Egyptian banks are still somewhat miserly, however, when it comes to small-to-mid-sized enterprises. According to Egyptian economist Tarek El-Ghamrawy, credit allocated by Egyptian lenders for new investment accounts for a mere 3.5 percent of the total, compared with an average 12.8 percent for the Middle East and North Africa region. Only 4.2 percent of those loans are held by small or mid-scale businesses. According to Ghamrawy, 51 percent of credit extended to the private sector goes to 0.19 percent of bank clients.
Fortunately, there is always enough money in Egypt’s informal “shadow” economy, a vast cauldron of cash transactions, to keep demand alive. Injecting capital to the country’s small, family-owned businesses, as the EBRD facility is designed to do, would energize a crude but highly responsive sub-culture of the Egyptian economy. “This is a market that has not been fully tapped,” says Shousha. “Realizing that potential is important.”

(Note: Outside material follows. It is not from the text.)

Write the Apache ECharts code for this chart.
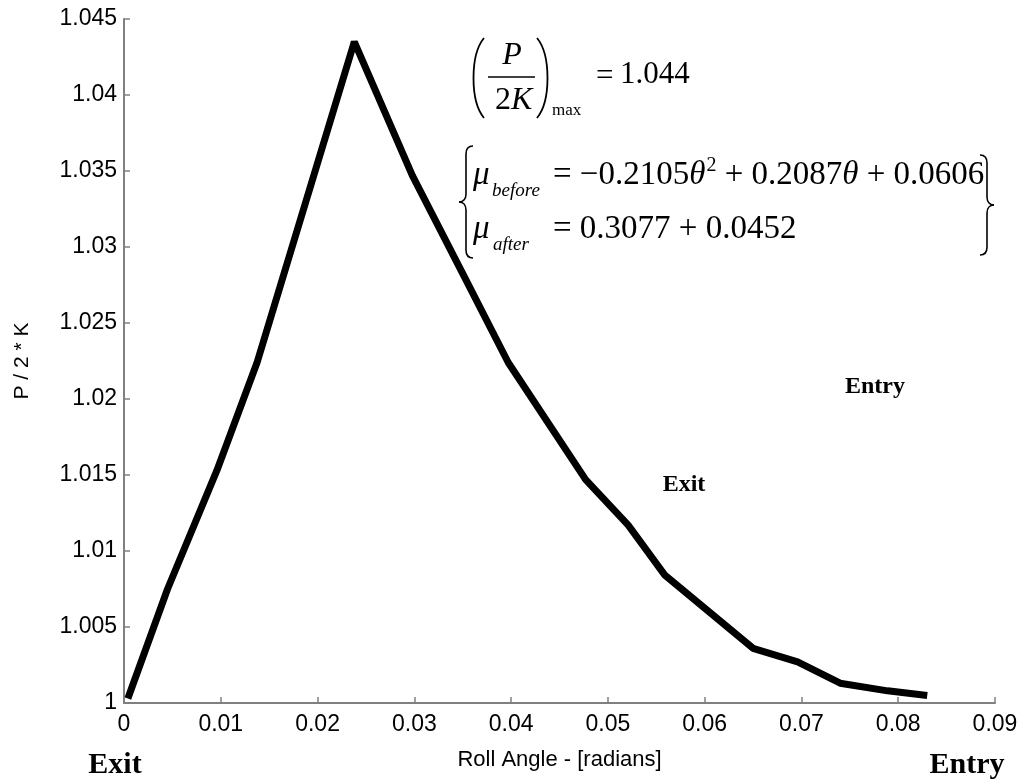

The International Finance Corporation has invested over a billion dollars in Egypt over the years, and it is expanding its work with small, unregistered companies. In particular, the IFC advises small-business owners on how to register and license their companies, and it recently launched the country’s first small-business credit bureau. It is also building an asset registry where business owners can quantify their assets for the sake of transparency.
All that is needed, according to Shousha, is for the banks to step in. “We know these companies represent a profitable proposition,” she says. “The challenge is educating the bankers.”